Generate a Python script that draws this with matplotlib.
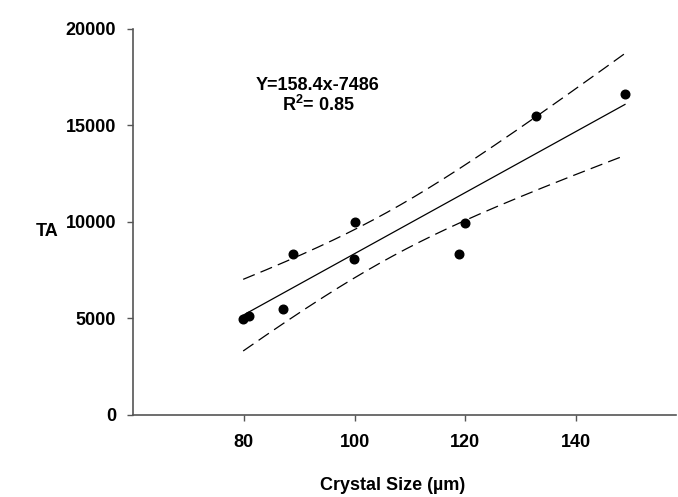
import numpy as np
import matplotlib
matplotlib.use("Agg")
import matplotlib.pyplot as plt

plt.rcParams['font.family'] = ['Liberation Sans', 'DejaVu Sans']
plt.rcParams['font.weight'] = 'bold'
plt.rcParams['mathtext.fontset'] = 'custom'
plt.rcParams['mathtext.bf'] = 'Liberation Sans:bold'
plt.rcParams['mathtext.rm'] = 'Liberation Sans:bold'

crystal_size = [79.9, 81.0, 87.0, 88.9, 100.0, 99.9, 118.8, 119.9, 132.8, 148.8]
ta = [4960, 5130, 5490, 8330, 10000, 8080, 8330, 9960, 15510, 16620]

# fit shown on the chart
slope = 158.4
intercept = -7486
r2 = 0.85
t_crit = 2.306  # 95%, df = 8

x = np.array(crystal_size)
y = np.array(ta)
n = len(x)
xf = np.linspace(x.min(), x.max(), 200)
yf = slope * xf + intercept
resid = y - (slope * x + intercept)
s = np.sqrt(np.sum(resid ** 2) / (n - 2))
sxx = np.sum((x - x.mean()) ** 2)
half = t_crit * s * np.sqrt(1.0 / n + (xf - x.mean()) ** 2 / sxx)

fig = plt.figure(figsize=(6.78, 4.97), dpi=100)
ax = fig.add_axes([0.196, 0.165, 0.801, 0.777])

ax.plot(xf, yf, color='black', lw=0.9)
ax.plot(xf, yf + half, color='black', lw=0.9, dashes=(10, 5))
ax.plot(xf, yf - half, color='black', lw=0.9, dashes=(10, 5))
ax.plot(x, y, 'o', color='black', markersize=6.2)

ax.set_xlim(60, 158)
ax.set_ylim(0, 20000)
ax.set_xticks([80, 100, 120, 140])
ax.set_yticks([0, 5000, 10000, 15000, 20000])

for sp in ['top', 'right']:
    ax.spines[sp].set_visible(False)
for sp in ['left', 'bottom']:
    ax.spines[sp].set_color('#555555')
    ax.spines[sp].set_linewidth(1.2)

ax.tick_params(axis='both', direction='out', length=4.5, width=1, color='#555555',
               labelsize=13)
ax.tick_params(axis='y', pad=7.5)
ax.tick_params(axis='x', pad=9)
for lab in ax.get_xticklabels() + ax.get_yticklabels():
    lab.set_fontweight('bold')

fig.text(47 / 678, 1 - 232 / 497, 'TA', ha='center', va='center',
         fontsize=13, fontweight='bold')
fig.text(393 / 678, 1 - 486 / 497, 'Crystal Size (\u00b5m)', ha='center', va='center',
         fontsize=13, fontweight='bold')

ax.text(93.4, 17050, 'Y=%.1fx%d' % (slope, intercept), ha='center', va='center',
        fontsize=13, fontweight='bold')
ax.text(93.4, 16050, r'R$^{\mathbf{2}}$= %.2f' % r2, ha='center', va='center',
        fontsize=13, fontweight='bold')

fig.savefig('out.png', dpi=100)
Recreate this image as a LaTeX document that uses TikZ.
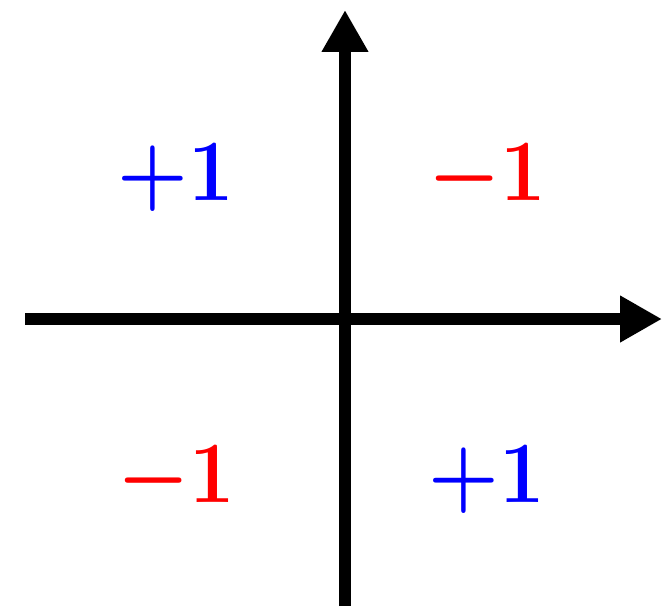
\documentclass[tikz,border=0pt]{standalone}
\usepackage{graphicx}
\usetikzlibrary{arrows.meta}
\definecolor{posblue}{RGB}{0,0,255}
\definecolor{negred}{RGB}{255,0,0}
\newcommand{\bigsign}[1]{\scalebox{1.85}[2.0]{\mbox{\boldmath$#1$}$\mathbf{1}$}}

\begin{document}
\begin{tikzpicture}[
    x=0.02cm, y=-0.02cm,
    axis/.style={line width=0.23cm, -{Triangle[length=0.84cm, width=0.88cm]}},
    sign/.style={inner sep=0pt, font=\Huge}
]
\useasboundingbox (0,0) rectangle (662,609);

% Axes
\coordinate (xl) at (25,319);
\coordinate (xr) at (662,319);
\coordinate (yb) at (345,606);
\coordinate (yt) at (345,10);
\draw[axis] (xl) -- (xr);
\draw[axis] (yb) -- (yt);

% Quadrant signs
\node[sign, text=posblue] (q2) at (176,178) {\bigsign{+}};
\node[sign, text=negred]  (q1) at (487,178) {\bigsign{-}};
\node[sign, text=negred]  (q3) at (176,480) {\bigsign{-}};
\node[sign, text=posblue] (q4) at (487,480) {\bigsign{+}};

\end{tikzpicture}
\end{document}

=-=-=

Given exercise: Transcribe, from the records above, the first line and every line after it up to and including the line with "import matplotlib.pyplot as plt"; omit pictures.

Solution to this problem:
Generate a Python script that draws this with matplotlib.
import numpy as np
import matplotlib
matplotlib.use("Agg")
import matplotlib.pyplot as plt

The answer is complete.